Teaching was about connection; about knowing, engaging and guiding the individual. But the culture has shifted. Schools are places of rigour and tradition – words Gove and his successors placed at the heart of their reform. With more challenging curricula and tougher assessment, the sadly ironic effect of the free school programme is the cloning of schools, not a choice from which parents can select the most appropriate for their children. Instead, uniforms are becoming more formal, corridors more controlled and lessons more formulaic. As a teacher, I no longer understand my role. As a parent, I struggle with the onus on assessments and weighty blazers whose piping determines the quality of the school. I fear the onslaught of an ideology that values competition and risk. Students aren’t experiencing freedom, just chaos.

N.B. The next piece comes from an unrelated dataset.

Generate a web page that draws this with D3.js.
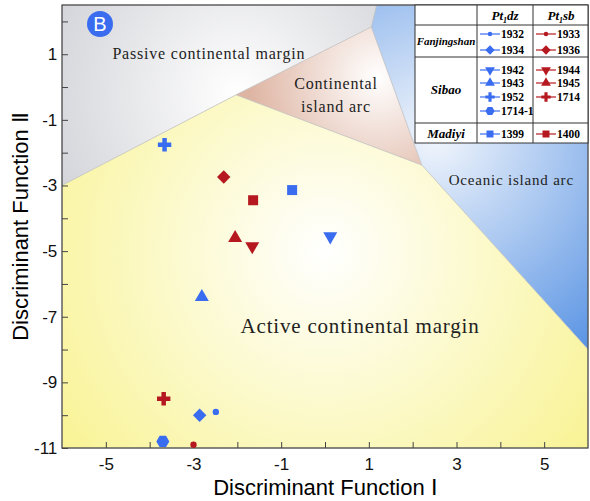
<!DOCTYPE html>
<html><head><meta charset="utf-8">
<script src="https://cdn.jsdelivr.net/npm/d3@7"></script>
<style>body{margin:0;background:#fff}</style>
</head><body>
<script>
const xTicks = [-5, -3, -1, 1, 3, 5];
const yTicks = [1, -1, -3, -5, -7, -9, -11];
// field boundaries (data units)
const passive = [[-6, 2.5], [1.18, 2.5], [1.06, 1.83], [-2.03, -0.24], [-6, -3]];
const cia = [[1.06, 1.83], [2.21, -2.38], [-2.03, -0.24]];
const oia = [[1.18, 2.5], [6, 2.5], [6, -8.0], [2.21, -2.38], [1.06, 1.83]];
const acm = [[-6, -3], [-2.03, -0.24], [2.21, -2.38], [6, -8.0], [6, -11], [-6, -11]];
// samples: name, group, x, y, shape
const samples = [
  ["1932", "dz", -2.49, -9.9, "smallcircle"],
  ["1934", "dz", -2.86, -10.0, "diamond"],
  ["1942", "dz", 0.12, -4.55, "down"],
  ["1943", "dz", -2.81, -6.4, "up"],
  ["1952", "dz", -3.66, -1.76, "cross"],
  ["1714-1", "dz", -3.7, -10.8, "hex"],
  ["1399", "dz", -0.75, -3.14, "square"],
  ["1933", "sb", -3.0, -10.9, "smallcircle"],
  ["1936", "sb", -2.31, -2.74, "diamond"],
  ["1944", "sb", -1.66, -4.85, "down"],
  ["1945", "sb", -2.05, -4.6, "up"],
  ["1714", "sb", -3.68, -9.5, "cross"],
  ["1400", "sb", -1.64, -3.45, "square"]
];
const colors = {dz: "#3a6cf0", sb: "#b5191f"};

const W = 590, H = 501, m = {l: 62, r: 2, t: 5, b: 53};
const svg = d3.select("body").append("svg").attr("width", W).attr("height", H);
const x = d3.scaleLinear().domain([-6, 6]).range([m.l, W - m.r]);
const y = d3.scaleLinear().domain([-11, 2.5]).range([H - m.b, m.t]);

const defs = svg.append("defs");
function grad(id, cx, cy, r, c0, c1) {
  const g = defs.append("radialGradient").attr("id", id).attr("gradientUnits", "userSpaceOnUse")
    .attr("cx", cx).attr("cy", cy).attr("r", r);
  g.append("stop").attr("offset", 0).attr("stop-color", c0);
  g.append("stop").attr("offset", 1).attr("stop-color", c1);
}
grad("gP", x(-2), y(-0.2), 230, "#ffffff", "#cdced4");
grad("gC", x(1.2), y(0.3), 130, "#ffffff", "#deb4a2");
grad("gO", x(2.5), y(-1.5), 280, "#f2f6fc", "#4f8de2");
grad("gA", x(0), y(-5), 360, "#ffffff", "#f8f28a");

const line = d3.line().x(d => x(d[0])).y(d => y(d[1]));
[[passive, "gP"], [cia, "gC"], [oia, "gO"], [acm, "gA"]].forEach(([p, g]) =>
  svg.append("path").attr("d", line(p) + "Z").attr("fill", `url(#${g})`)
    .attr("stroke", "#c0c0c0").attr("stroke-width", 0.6));

// frame + axes
svg.append("rect").attr("x", m.l).attr("y", m.t).attr("width", W - m.l - m.r).attr("height", H - m.t - m.b)
  .attr("fill", "none").attr("stroke", "#444").attr("stroke-width", 1.2);
const xa = svg.append("g").attr("transform", `translate(0,${H - m.b})`)
  .call(d3.axisBottom(x).tickValues(d3.range(-5, 6, 1)).tickSize(-6).tickFormat(d => xTicks.includes(d) ? d : ""));
const ya = svg.append("g").attr("transform", `translate(${m.l},0)`)
  .call(d3.axisLeft(y).tickValues(d3.range(-11, 2.5, 1)).tickSize(-6).tickFormat(d => yTicks.includes(d) ? d : ""));
[xa, ya].forEach(a => {
  a.select(".domain").remove();
  a.selectAll("line").attr("stroke", "#444");
  a.selectAll("text").attr("font-family", "Liberation Sans, Arial").attr("font-size", 17).attr("fill", "#111");
});
xa.selectAll("text").attr("dy", "1.1em");
ya.selectAll("text").attr("dx", "-0.1em");

svg.append("text").attr("x", (m.l + W - m.r) / 2).attr("y", 495).attr("text-anchor", "middle")
  .attr("font-family", "Liberation Sans, Arial").attr("font-size", 22).text("Discriminant Function Ⅰ");
svg.append("text").attr("transform", `translate(28,${(m.t + H - m.b) / 2}) rotate(-90)`).attr("text-anchor", "middle")
  .attr("font-family", "Liberation Sans, Arial").attr("font-size", 22).text("Discriminant Function Ⅱ");

// field labels
const serif = "Liberation Serif, Times New Roman";
[["Passive continental margin", x(-2.65), y(0.85), 16],
 ["Continental", x(0.25), y(-0.05), 16], ["island arc", x(0.25), y(-0.75), 16],
 ["Oceanic island arc", x(4.25), y(-3.0), 15],
 ["Active continental margin", x(0.8), y(-7.5), 21]].forEach(([t, tx, ty, fs]) =>
  svg.append("text").attr("x", tx).attr("y", ty).attr("text-anchor", "middle")
    .attr("font-family", serif).attr("font-size", fs).attr("letter-spacing", 0.8).attr("fill", "#222").text(t));

// B badge
svg.append("circle").attr("cx", 100).attr("cy", 24).attr("r", 13).attr("fill", "#3a6cf0");
svg.append("text").attr("x", 100).attr("y", 31).attr("text-anchor", "middle").attr("fill", "#fff")
  .attr("font-family", "Liberation Sans, Arial").attr("font-size", 20).text("B");

// marker shapes
const symTypes = {
  smallcircle: [d3.symbolCircle, 32],
  diamond: [d3.symbolSquare, 90],
  cross: [d3.symbolCross, 100],
  square: [d3.symbolSquare, 100],
  up: [d3.symbolTriangle, 85],
  down: [d3.symbolTriangle, 85]
};
function drawSym(parent, d, tx, ty, scale) {
  const g = parent.append("g").attr("transform", `translate(${tx},${ty}) scale(${scale})`).attr("fill", colors[d[1]]);
  const s = d[4];
  if (s === "hex") {
    const r = 6.5;
    g.append("path").attr("d", d3.line()(d3.range(6).map(i => [r * Math.cos(i * Math.PI / 3), r * Math.sin(i * Math.PI / 3)])) + "Z");
  } else {
    const p = g.append("path").attr("d", d3.symbol(symTypes[s][0], symTypes[s][1])());
    if (s === "down") p.attr("transform", "rotate(180)");
    if (s === "diamond") p.attr("transform", "rotate(45)");
  }
}
svg.append("g").selectAll("g").data(samples).join("g").each(function(d) {
  drawSym(d3.select(this), d, x(d[2]), y(d[3]), 1);
});

// legend table
const L = svg.append("g");
const cols = [415, 477, 533, 588], rows = [5, 25, 57, 123, 143];
L.append("rect").attr("x", cols[0]).attr("y", rows[0]).attr("width", cols[3] - cols[0]).attr("height", rows[4] - rows[0])
  .attr("fill", "#fff").attr("stroke", "#333");
cols.slice(1, 3).forEach(c => L.append("line").attr("x1", c).attr("x2", c).attr("y1", rows[0]).attr("y2", rows[4]).attr("stroke", "#333"));
rows.slice(1, 4).forEach(r => L.append("line").attr("x1", cols[0]).attr("x2", cols[3]).attr("y1", r).attr("y2", r).attr("stroke", "#333"));
const hdr = [["Pt", "1", "dz", 505], ["Pt", "1", "sb", 561]];
hdr.forEach(([a, s, b, cx]) => {
  const t = L.append("text").attr("x", cx).attr("y", 20).attr("text-anchor", "middle")
    .attr("font-family", serif).attr("font-size", 13).attr("font-weight", "bold").attr("font-style", "italic");
  t.append("tspan").text(a);
  t.append("tspan").attr("font-size", 8).attr("dy", 3).text(s);
  t.append("tspan").attr("dy", -3).text(b);
});
[["Fanjingshan", 45, 11], ["Sibao", 94, 13], ["Madiyi", 138, 13]].forEach(([t, ty, fs]) =>
  L.append("text").attr("x", 446).attr("y", ty).attr("text-anchor", "middle").attr("font-family", serif)
    .attr("font-size", fs).attr("font-weight", "bold").attr("font-style", "italic").text(t));
const legY = {"1932": 34, "1934": 50, "1942": 70, "1943": 83, "1952": 97, "1714-1": 111, "1399": 134,
  "1933": 34, "1936": 50, "1944": 70, "1945": 83, "1714": 97, "1400": 134};
samples.forEach(d => {
  const x0 = d[1] === "dz" ? 480 : 536, ly = legY[d[0]];
  L.append("line").attr("x1", x0).attr("x2", x0 + 20).attr("y1", ly).attr("y2", ly).attr("stroke", colors[d[1]]).attr("stroke-width", 1.2);
  drawSym(L, d, x0 + 10, ly, 0.7);
  L.append("text").attr("x", x0 + 21).attr("y", ly + 4).attr("font-family", serif).attr("font-size", 11.5)
    .attr("font-weight", "bold").text(d[0]);
});
</script>
</body></html>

There is a lot to discuss and the debate needs to be widened to the parents who are often actively excluded from the decision-making process. I hope that this blog plays a part in challenging this and offers you a platform for comment. I hope that through the platform of Rescue Our Schools I can provide a parental perspective to which you can relate, but also offer an insight into the professional experience of how damaging these reforms have been for education since 2010. I really look forward to the conversation ahead.